What's amusing is how often companies still drag their feet on this. About 65% of compliance professionals claim they'd like to automate more workflows, but only around a third say their company culture supports it. You sort of get this odd tension, people want fewer headaches but are a little nervous about flipping the switch. This is where the modern CCO stands out: they're persistent about removing the bottlenecks.

And just to put it on a practical level, when you automate, people are less likely to cut corners. You see a lot fewer missed disclosures or late filings when clicking a button replaces nagging emails. A good, tech-savvy CCO will see that as part of their job, not just some "extra" thing off in operations. And well, with marketing compliance especially, Luthor can take a 2-hour manual review into something nearly instant. It's not science fiction, it's just smart business.

Ethical Oversight of AI

This one feels pretty fresh, even in 2024. The old CCO wrestled with "should we do this" questions, but they mostly called legal if things felt dodgy. Today's CCO faces a flood of new ethical puzzles, often involving AI systems that decision, recommend, or even generate your marketing content without a single human looking over the output in real time.

So, the question isn't just "did we break a rule," but "is this fair, should our AI be making this call at all?" The business world's gotten spooked by stories of AI bias. Regulators in the EU and U.S. are moving quickly to set new ground rules, but let's be honest, if a mistake goes public, your reputation and budgets are on the line, not the regulator's. Your CCO needs the instincts to spot gray areas, raise their hand early, and be ready to ask "should we?" almost every week. Understanding compliance fundamentals becomes even more critical in this AI-driven landscape.

Founders need to remember, there usually isn't a clear answer handed down from on high.
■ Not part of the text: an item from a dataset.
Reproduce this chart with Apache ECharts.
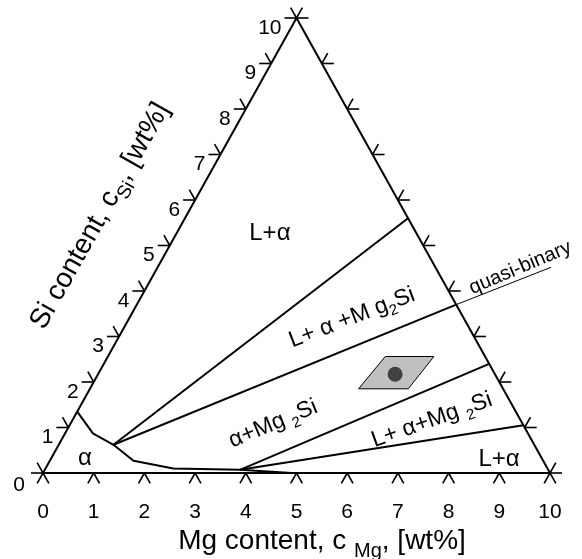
<!DOCTYPE html>
<html><head><meta charset="utf-8">
<script src="https://cdn.jsdelivr.net/npm/echarts@6/dist/echarts.min.js"></script>
<style>html,body{margin:0;padding:0;background:#fff}#c{width:582px;height:559px}</style>
</head><body><div id="c"></div>
<script>
// ---- data (ternary coordinates: Mg content, Si content in wt%) ----
const mgTicks = [0, 1, 2, 3, 4, 5, 6, 7, 8, 9, 10];
const siTicks = [0, 1, 2, 3, 4, 5, 6, 7, 8, 9, 10];
const mgTickLabels = ['0','1','2','3','4','5','6','7','8','9','10'];
const siTickLabels = ['0','1','2','3','4','5','6','7','8','9','10'];
// solvus boundary of alpha region
const solvusMg = [0.0, 0.55, 1.08, 1.65, 2.52, 3.85, 4.9];
const solvusSi = [1.35, 0.87, 0.62, 0.27, 0.10, 0.07, 0.0];
// tie lines (start -> end on right edge)
const tieStartMg = [1.08, 1.08, 3.85, 3.85];
const tieStartSi = [0.62, 0.62, 0.07, 0.07];
const tieEndMg   = [4.4, 6.3, 7.6, 8.95];
const tieEndSi   = [5.6, 3.7, 2.4, 1.05];
// quasi-binary extension
const quasiMg = [6.3, 8.13];
const quasiSi = [3.7, 4.73];
// sample window and point
const sampleMg = [5.47, 6.43, 6.28, 5.30];
const sampleSi = [2.56, 2.56, 1.85, 1.85];
const pointMg = [5.86];
const pointSi = [2.17];
// region labels
const regionText = ['L+α', '{a|L+ α +M g}{b|2}{a|Si}', '{a|α+Mg }{b|2}{a|Si}', '{a|L+ α+Mg }{b|2}{a|Si}', 'L+α', 'α', 'quasi-binary'];
const regionMg   = [1.84, 4.39, 4.00, 7.09, 8.84, 0.66, 7.16];
const regionSi   = [5.27, 3.41, 1.08, 1.16, 0.31, 0.33, 4.51];

// ---- helpers ----
const FONT = '"Liberation Sans", Arial, Helvetica, sans-serif';
const toXY = (mg, si) => [mg + si / 2, si];
const pts = (mgs, sis) => mgs.map((m, i) => toXY(m, sis[i]));

const regionRot  = [0, 21, 22.5, 19.5, 0, 0, 23];
const regionSize = [24, 23, 23, 23, 24, 24, 20];

const chart = echarts.init(document.getElementById('c'), null, {renderer: 'canvas'});

const triangle = [toXY(mgTicks[0], 0), toXY(mgTicks[mgTicks.length - 1], 0), toXY(0, siTicks[siTicks.length - 1]), toXY(mgTicks[0], 0)];

const tickData = [];
mgTicks.forEach(m => tickData.push([...toXY(m, 0), 0]));
siTicks.forEach(s => tickData.push([...toXY(0, s), 1]));
siTicks.forEach(s => tickData.push([...toXY(10 - s, s), 2]));

function norm(v) { const l = Math.hypot(v[0], v[1]); return [v[0] / l, v[1] / l]; }

const TL = 12;
function renderTicks(params, api) {
  const p = api.coord([api.value(0), api.value(1)]);
  const e = api.value(2);
  const o = api.coord([0, 0]), r = api.coord([10, 0]), a = api.coord([5, 10]);
  const uL = norm([o[0] - a[0], o[1] - a[1]]);
  const uR = norm([r[0] - a[0], r[1] - a[1]]);
  let arms;
  if (e === 0) arms = [uL, uR];
  else if (e === 1) arms = [[-1, 0], [-uR[0], -uR[1]]];
  else arms = [[1, 0], [-uL[0], -uL[1]]];
  return {
    type: 'group',
    children: arms.map(d => ({
      type: 'line',
      shape: {x1: p[0], y1: p[1], x2: p[0] + d[0] * TL, y2: p[1] + d[1] * TL},
      style: {stroke: '#000', lineWidth: 1.6}
    }))
  };
}

const tickLabelData = [];
mgTicks.forEach((m, i) => tickLabelData.push([...toXY(m, 0), 0, i]));
siTicks.forEach((s, i) => tickLabelData.push([...toXY(0, s), 1, i]));

function renderTickLabels(params, api) {
  const p = api.coord([api.value(0), api.value(1)]);
  const e = api.value(2), i = api.value(3);
  if (e === 0) {
    return {type: 'text', x: p[0], y: p[1] + 39,
      style: {text: mgTickLabels[i], fill: '#000', font: '21px ' + FONT, align: 'center', verticalAlign: 'middle', textAlign: 'center', textVerticalAlign: 'middle'}};
  }
  return {type: 'text', x: p[0] - (i === 0 ? 18 : 15), y: p[1] + (i === 0 ? 12 : 10),
    style: {text: siTickLabels[i], fill: '#000', font: '21px ' + FONT, align: 'right', verticalAlign: 'middle', textAlign: 'right', textVerticalAlign: 'middle'}};
}

const regionData = regionMg.map((m, i) => [...toXY(m, regionSi[i]), i]);
function renderRegions(params, api) {
  const p = api.coord([api.value(0), api.value(1)]);
  const i = api.value(2);
  const fs = regionSize[i];
  return {
    type: 'text', x: p[0], y: p[1], rotation: regionRot[i] * Math.PI / 180,
    style: {
      text: regionText[i], fill: '#000', fontSize: fs, fontFamily: FONT,
      align: 'center', verticalAlign: 'middle', textAlign: 'center', textVerticalAlign: 'middle',
      rich: {
        a: {fontSize: fs, fontFamily: FONT, fill: '#000', verticalAlign: 'bottom'},
        b: {fontSize: 15, fontFamily: FONT, fill: '#000', verticalAlign: 'bottom', padding: [0, 0, -4, 0]}
      }
    }
  };
}

function renderPoly(params, api) {
  const points = sampleMg.map((m, i) => api.coord(toXY(m, sampleSi[i])));
  return {type: 'polygon', shape: {points}, style: {fill: '#c0c0c0', stroke: '#000', lineWidth: 1}};
}

const lineStyle = (w) => ({color: '#000', width: w});
const series = [
  {type: 'line', data: triangle, symbol: 'none', lineStyle: lineStyle(2), silent: true, z: 3},
  {type: 'line', data: pts(solvusMg, solvusSi), symbol: 'none', lineStyle: lineStyle(2), silent: true, z: 3},
];
tieStartMg.forEach((m, i) => series.push({type: 'line', data: [toXY(m, tieStartSi[i]), toXY(tieEndMg[i], tieEndSi[i])], symbol: 'none', lineStyle: lineStyle(2), silent: true, z: 3}));
series.push({type: 'line', data: pts(quasiMg, quasiSi), symbol: 'none', lineStyle: lineStyle(1), silent: true, z: 3});
series.push({type: 'custom', renderItem: renderPoly, data: [[0, 0]], clip: false, silent: true, z: 2});
series.push({type: 'scatter', data: pts(pointMg, pointSi), symbol: 'circle', symbolSize: 15, itemStyle: {color: '#222'}, silent: true, z: 4});
series.push({type: 'custom', renderItem: renderTicks, data: tickData, clip: false, silent: true, z: 3});
series.push({type: 'custom', renderItem: renderTickLabels, data: tickLabelData, clip: false, silent: true, z: 3});
series.push({type: 'custom', renderItem: renderRegions, data: regionData, clip: false, silent: true, z: 3});

chart.setOption({
  animation: false,
  backgroundColor: '#fff',
  grid: {left: 43, top: 18, width: 507, height: 455},
  xAxis: {type: 'value', min: 0, max: 10, show: false},
  yAxis: {type: 'value', min: 0, max: 10, show: false},
  graphic: [
    {type: 'text', x: 322, y: 541,
     style: {text: '{a|Mg content, c }{b|Mg}{a|, [wt%]}', align: 'center', verticalAlign: 'middle', textAlign: 'center', textVerticalAlign: 'middle',
       rich: {a: {fontSize: 28, fontFamily: FONT, fill: '#000', verticalAlign: 'bottom'}, b: {fontSize: 20, fontFamily: FONT, fill: '#000', verticalAlign: 'bottom', padding: [0, 0, -6, 0]}}}},
    {type: 'text', x: 100, y: 216, rotation: 60.5 * Math.PI / 180,
     style: {text: '{a|Si content, c}{b|Si}{a|, [wt%]}', align: 'center', verticalAlign: 'middle', textAlign: 'center', textVerticalAlign: 'middle',
       rich: {a: {fontSize: 28, fontFamily: FONT, fill: '#000', verticalAlign: 'bottom'}, b: {fontSize: 19, fontFamily: FONT, fill: '#000', verticalAlign: 'bottom', padding: [0, 0, -6, 0]}}}}
  ],
  series
});
</script></body></html>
The CCO for AI needs to build a habit of discussing these issues before your company's customers or critics do it for you. And as AI compliance tools (again, like Luthor) are more widely used, the question shifts. Not "do we use AI?" but "do we use it responsibly?" It's a hard line to walk, but someone's got to do it.

Change Management

Most people don't really talk about this "skill" when they're hiring a CCO, but it probably matters more than ever. Compliance is more cross-functional now. The CCO needs their own team, sure, but they're also nudging (sometimes dragging) the rest of the company through big process and tech shifts. That's tricky. People hate change, especially when it feels like "another compliance thing."

About 43% of CCOs say breaking down silos and improving cross-department collaboration would significantly help their risk management efforts. It's not just about giving orders. It's about helping people buy in, finding champions, and dealing with pushback, including from founders who think compliance slows them down. 
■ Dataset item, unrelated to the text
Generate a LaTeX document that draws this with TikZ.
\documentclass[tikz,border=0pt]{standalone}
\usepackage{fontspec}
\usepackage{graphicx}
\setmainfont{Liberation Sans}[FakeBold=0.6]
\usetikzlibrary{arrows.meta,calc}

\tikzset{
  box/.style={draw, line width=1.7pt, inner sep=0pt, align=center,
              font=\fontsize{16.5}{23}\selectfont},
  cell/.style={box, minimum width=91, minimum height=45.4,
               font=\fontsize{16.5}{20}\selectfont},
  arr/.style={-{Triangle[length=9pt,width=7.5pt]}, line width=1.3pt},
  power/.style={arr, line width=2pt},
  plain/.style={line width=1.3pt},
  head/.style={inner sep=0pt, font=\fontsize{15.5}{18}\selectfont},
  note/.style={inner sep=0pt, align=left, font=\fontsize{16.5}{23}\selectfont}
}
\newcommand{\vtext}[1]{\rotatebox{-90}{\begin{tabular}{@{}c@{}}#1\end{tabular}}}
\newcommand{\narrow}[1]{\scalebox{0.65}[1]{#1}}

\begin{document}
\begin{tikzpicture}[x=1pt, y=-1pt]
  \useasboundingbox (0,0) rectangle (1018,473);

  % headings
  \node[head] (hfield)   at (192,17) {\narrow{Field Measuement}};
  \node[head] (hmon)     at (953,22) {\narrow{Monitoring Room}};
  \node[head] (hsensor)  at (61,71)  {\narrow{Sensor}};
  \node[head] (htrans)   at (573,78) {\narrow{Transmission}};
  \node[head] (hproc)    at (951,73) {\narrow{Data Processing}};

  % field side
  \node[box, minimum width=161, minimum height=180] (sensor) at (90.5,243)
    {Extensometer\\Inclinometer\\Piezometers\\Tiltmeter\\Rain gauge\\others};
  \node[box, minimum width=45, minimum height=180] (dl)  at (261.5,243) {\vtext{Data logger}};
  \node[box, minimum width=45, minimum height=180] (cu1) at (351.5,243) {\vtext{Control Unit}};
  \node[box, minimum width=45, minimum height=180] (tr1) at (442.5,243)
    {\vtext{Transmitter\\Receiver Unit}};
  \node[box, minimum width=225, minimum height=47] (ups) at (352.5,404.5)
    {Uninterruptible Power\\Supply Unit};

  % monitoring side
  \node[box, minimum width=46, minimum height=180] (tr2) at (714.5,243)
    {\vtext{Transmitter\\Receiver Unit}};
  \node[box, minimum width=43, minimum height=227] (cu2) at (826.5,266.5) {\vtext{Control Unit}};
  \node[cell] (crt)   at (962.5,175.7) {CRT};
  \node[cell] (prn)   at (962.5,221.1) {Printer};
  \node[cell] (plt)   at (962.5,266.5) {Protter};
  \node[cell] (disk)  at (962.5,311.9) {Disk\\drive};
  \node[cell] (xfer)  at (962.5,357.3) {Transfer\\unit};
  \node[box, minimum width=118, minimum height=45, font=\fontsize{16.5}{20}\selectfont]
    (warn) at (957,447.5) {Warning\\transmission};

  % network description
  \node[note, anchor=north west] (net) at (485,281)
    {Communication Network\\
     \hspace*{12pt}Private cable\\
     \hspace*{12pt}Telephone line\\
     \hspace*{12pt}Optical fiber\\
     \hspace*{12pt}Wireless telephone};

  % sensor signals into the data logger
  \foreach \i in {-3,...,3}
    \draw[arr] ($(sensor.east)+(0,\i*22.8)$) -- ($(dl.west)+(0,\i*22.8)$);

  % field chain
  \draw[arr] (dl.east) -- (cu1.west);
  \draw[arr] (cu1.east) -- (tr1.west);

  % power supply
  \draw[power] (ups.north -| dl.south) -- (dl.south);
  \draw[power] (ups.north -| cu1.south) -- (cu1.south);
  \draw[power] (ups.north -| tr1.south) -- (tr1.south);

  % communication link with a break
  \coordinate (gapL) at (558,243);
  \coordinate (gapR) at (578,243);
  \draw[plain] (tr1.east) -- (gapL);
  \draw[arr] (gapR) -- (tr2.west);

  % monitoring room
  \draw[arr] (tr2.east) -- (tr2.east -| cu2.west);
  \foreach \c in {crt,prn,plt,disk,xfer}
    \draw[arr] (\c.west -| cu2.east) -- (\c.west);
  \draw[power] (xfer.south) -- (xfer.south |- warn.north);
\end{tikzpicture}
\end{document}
Plus, each new technology comes with its own quirks. Maybe 51% of your team is excited about rolling out automated tools, while the rest is worried they'll lose control or their jobs. The "modern" CCO doesn't just live with the tension, they get in front of it. If your interview questions don't probe for stories about getting buy-in and rebuilding trust, you're probably asking the wrong things.

One more "new" detail: as more regulatory frameworks include explicit requirements for "evidence of cultural change," your CCO suddenly has to keep records of how they've educated and convinced people. That's real, not just busywork.

Actionable Advice: Interview Questions to Ask Candidates

Finding someone with the right skills and mindset is less about industry credentials and more about asking the right questions in your interviews. You're not just looking for war stories or certifications any longer. You want to get a feel for how they actually solved problems, adapted to tech, or pushed for ethical choices.

Here are a few interview prompts that get straight to it:

  • "Describe your experience implementing a piece of RegTech. What were the challenges and the ROI?" Don't accept vagueness here. You want specifics, especially about failures, not just success stories. Did they pick a tool that sounded flashy but didn't work in practice? How did they convince the business to get on board? Bonus points for answers that mention iterating, ditching what failed, and showing direct impact (faster reviews, fewer fines, maybe happier teams).
  • "How do you think about the risks of 'black box' AI in a compliance setting?" This is genuinely a tough one. Anyone who pretends there aren't risks probably hasn't wrestled with real-world AI. Listen for answers that cover explainability (can they show their work?), bias, data privacy, and their strategy for handling unknowns. And if they mention tools that add transparency or automate checking (like Luthor, which brings visibility to marketing reviews), that's a big plus. This is not about having every answer, but about showing they think about the right questions. A strong candidate should understand compliance risk in the context of AI deployment.
  • "Walk me through how you would use data to demonstrate compliance effectiveness to our board." Great CCOs know data storytelling. They won't just bury you in charts or KPIs, but will explain what those numbers mean and why you should care. If their answer is "well, we're always 100% compliant with every checklist," that should set off alarms. You want someone who can show when compliance is working, when the process is smoother, and when quality or speed has actually improved (not just "we followed rule X"). For financial services firms, this might involve demonstrating expertise in areas like fintech compliance.

You can tweak these to fit your context, but the core idea is the same: past performance is useful, but the real key is whether they think systemically, embrace technology with a critical eye, and know how to connect compliance to business value.

Conclusion: Hire a Builder, Not Just a Guardian

Old compliance officers guarded the walls. They prevented disasters. And, yes, sometimes they protected the company from regulatory fines or awkward news cycles. But, these days, that isn't enough for most companies. A "guardian" mindset will probably help you avoid mistakes, but it won't help you build anything that lasts or scales.

Modern founders, and that's you if you're reading this, are better off looking for someone who builds. Not just processes or reports, but culture, tech stacks, actual competitive muscle. Someone who pushes compliance out of the dusty corner and into the meetings that shape real growth.

The bottom line is: if you're serious about hiring a modern CCO, you want someone who really gets technology, who is comfortable questioning it, and who sees compliance as a living thing (not just paperwork). The "AI CCO" isn't science fiction, it's here.